The trees contain parts for this release, the P-400, as well as the P-39D and P-39Q. For instance, parts are included for the three-bladed Curtiss Electric propeller and the three or four-bladed Aeroproducts propellers. Four (4!) sets of wheels are included, two sets are round and two have weighted (flattened) tires - a set of each wheels represent the early styled wheels used on the P-400 and early P-39s, while the other set are the revised versions found on the mid and late series P-39s. Three different sets of exhaust stacks are likewise provided to render the correct versions. With a little mix and match, etc., you'll be able to create virtually any P-39 variant from this kit!
The cockpit interior is no less than 20 parts including stick, throttle quadrant, rudders, radio equipment, gunsight, seat height lever, seat, etc. No seat belts are molded on the seat, but I suspect we'll be seeing these in the photo-etched support releases later as well as in the ProfiPack editions. While the instrument panel will likely be replaced later by photo-etch as well, the kit panel is nicely rendered and will also be easy to detail.

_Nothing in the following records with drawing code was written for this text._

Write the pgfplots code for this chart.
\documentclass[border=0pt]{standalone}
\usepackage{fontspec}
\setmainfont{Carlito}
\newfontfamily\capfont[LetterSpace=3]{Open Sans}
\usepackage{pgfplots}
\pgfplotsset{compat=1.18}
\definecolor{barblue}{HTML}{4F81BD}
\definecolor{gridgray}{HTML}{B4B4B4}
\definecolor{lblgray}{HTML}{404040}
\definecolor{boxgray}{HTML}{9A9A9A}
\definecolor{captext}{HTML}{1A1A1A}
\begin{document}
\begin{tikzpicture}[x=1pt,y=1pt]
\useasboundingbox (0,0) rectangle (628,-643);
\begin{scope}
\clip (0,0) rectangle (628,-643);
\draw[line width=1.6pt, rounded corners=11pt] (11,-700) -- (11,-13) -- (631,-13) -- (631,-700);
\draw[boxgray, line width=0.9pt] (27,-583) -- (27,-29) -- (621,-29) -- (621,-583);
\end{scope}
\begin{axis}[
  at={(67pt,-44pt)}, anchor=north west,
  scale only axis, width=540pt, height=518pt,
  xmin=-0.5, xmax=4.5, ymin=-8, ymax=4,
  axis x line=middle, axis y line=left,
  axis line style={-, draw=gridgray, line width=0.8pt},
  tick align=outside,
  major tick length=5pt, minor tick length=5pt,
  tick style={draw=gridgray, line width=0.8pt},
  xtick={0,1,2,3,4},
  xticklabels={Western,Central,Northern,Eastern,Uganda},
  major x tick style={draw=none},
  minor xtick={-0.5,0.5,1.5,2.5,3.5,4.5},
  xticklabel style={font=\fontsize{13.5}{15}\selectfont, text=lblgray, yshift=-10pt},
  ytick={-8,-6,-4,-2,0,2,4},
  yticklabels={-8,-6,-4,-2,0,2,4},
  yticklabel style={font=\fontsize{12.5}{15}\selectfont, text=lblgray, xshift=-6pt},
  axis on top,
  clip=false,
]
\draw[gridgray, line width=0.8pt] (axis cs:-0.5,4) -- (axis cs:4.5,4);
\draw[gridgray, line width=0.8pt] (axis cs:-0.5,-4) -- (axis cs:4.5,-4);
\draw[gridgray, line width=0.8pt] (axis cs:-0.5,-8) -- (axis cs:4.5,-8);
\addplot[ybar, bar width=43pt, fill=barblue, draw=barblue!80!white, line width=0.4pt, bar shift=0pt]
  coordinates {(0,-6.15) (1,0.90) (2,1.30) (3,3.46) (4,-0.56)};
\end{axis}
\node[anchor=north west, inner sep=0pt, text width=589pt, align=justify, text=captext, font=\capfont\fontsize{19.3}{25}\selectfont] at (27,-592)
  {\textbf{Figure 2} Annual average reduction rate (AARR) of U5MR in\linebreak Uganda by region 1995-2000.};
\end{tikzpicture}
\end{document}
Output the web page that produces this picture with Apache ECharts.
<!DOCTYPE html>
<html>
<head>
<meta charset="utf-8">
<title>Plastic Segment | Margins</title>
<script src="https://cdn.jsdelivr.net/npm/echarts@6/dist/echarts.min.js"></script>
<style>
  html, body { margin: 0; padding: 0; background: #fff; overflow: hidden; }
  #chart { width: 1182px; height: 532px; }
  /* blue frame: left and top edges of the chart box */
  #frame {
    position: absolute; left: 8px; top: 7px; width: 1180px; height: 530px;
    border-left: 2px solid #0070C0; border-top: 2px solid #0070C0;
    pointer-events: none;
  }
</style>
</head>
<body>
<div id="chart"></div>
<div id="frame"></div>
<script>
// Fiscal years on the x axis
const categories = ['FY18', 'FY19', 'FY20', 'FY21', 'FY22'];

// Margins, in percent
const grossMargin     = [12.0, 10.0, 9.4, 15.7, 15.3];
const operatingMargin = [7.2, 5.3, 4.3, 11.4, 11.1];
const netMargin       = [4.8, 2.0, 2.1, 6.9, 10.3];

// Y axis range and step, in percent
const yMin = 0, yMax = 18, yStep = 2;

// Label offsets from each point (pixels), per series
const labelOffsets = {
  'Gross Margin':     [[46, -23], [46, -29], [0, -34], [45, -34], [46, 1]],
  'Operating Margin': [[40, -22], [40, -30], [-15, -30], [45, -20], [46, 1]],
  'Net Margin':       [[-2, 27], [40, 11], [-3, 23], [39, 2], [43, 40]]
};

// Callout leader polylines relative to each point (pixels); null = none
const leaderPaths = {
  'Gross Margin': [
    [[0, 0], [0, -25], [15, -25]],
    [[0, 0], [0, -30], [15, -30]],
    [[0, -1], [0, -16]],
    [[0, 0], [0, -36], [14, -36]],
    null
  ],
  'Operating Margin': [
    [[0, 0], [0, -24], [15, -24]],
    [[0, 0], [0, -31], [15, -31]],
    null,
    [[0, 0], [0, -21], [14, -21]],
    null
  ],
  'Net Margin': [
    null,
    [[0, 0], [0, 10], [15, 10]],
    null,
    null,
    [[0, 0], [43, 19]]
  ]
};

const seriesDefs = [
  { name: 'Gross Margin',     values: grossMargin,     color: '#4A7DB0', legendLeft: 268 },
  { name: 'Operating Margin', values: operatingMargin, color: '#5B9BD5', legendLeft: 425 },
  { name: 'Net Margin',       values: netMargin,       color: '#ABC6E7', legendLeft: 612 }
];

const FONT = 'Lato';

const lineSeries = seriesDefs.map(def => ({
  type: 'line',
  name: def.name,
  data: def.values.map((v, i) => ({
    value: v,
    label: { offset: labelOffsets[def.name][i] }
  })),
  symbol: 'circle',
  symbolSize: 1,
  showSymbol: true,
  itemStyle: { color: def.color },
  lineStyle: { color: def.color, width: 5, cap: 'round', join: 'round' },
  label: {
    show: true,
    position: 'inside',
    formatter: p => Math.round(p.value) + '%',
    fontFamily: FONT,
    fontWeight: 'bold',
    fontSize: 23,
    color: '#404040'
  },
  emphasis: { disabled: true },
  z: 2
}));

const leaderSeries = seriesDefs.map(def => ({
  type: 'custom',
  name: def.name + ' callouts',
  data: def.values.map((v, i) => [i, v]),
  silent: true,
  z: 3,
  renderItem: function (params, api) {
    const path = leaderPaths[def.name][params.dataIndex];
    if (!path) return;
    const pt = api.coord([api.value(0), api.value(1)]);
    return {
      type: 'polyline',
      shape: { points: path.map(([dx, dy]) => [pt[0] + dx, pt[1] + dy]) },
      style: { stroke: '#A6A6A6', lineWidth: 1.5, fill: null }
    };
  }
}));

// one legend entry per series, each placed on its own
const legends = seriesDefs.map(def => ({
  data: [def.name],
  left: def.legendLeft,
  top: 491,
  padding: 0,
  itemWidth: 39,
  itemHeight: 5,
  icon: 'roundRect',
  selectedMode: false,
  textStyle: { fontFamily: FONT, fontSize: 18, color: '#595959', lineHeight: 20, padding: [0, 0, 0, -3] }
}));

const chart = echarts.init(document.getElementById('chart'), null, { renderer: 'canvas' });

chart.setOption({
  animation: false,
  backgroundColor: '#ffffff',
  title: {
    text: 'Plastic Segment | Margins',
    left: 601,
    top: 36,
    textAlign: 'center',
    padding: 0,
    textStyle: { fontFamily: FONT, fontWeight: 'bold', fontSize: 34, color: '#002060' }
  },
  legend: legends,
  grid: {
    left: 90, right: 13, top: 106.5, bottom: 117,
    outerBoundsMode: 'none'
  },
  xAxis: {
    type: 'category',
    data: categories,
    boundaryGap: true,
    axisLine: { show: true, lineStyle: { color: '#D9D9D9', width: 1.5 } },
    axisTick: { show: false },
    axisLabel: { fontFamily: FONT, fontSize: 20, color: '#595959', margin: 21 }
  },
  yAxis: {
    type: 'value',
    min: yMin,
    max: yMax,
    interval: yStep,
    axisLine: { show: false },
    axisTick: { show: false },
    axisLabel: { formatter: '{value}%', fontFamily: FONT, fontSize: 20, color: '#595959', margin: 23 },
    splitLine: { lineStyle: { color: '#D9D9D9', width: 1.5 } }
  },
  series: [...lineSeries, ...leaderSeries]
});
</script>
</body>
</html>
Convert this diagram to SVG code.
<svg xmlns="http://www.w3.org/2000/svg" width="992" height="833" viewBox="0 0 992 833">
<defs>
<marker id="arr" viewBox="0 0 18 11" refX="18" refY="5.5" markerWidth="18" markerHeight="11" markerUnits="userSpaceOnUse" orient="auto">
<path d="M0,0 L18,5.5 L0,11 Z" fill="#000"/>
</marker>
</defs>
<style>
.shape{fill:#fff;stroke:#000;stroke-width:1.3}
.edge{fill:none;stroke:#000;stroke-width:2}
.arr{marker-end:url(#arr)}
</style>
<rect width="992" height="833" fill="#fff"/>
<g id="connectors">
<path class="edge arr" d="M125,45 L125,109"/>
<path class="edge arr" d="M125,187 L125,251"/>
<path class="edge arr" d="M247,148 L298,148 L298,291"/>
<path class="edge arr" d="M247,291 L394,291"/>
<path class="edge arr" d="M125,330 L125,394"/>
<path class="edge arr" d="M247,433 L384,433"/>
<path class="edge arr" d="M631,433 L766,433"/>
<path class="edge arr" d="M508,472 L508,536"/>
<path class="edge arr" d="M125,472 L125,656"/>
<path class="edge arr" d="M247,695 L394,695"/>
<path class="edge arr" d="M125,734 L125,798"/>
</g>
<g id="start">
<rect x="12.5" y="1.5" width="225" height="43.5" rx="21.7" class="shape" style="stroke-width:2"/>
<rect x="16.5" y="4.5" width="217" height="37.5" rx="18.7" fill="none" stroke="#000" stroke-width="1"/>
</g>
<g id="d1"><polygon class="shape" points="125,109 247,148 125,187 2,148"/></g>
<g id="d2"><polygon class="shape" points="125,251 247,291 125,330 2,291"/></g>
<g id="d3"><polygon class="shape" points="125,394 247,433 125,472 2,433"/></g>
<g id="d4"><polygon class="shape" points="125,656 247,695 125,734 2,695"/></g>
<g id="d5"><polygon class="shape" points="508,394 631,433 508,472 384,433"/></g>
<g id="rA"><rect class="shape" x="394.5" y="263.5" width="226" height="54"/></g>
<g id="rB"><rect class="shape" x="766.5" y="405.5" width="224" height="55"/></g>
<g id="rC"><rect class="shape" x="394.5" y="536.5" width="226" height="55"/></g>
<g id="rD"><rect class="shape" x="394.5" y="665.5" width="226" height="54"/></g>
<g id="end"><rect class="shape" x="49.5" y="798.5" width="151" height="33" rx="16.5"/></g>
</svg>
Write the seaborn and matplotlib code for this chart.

Interestingly enough, while the gun bay doors in the nose are molded into the fuselage halves, the interior detail is laid out such that you could easily add guns, ammo, oxygen bottles, etc., to create a masterpiece. For now, that bay is occupied by a lead ballast that will keep your model from becoming a taildragger.
Flaps and flight controls are not molded separately, but the fabric covering over the flight controls is nicely represented. The four guns are laterally and vertically displaced correctly. Holes are flashed over covering optional centerline stores, your choice of an external fuel tank or bomb.
Another nice touch are the two cockpit entry doors. Both are molded clear, which means all you have to do is mask the windows, paint the interior and exterior colors, and you're home free. What's that? You dread masking? Then this is the kit for you!
Eduard also provided a complete set of masks in this kit. There are masks for the interior and exterior of the doors, the wheel hubs, the canopy, wing walkways, and for the background of the 39thFS sharkmouth. A very nice touch indeed!
Markings are included for two different shark-mouthed machines, the 39 FS/35 FG example featured on the boxart, and another P-400 assigned to the 80 FS/8 FG.
This is definitely a must-have kit! I am looking forward to building several variations of the Airacobra, including a few of the VVS machines. My thanks to Eduard for this review sample and I'll be out to the hobby shop to pick up a few more. If your hobby shop does not carry the Eduard P-39 series, you can order one through Squadron in North America or Hannants in Europe.
An invaluable resource will also be Bert Kinzey's "P-39 Airacobra in Detail", also available from the above sources.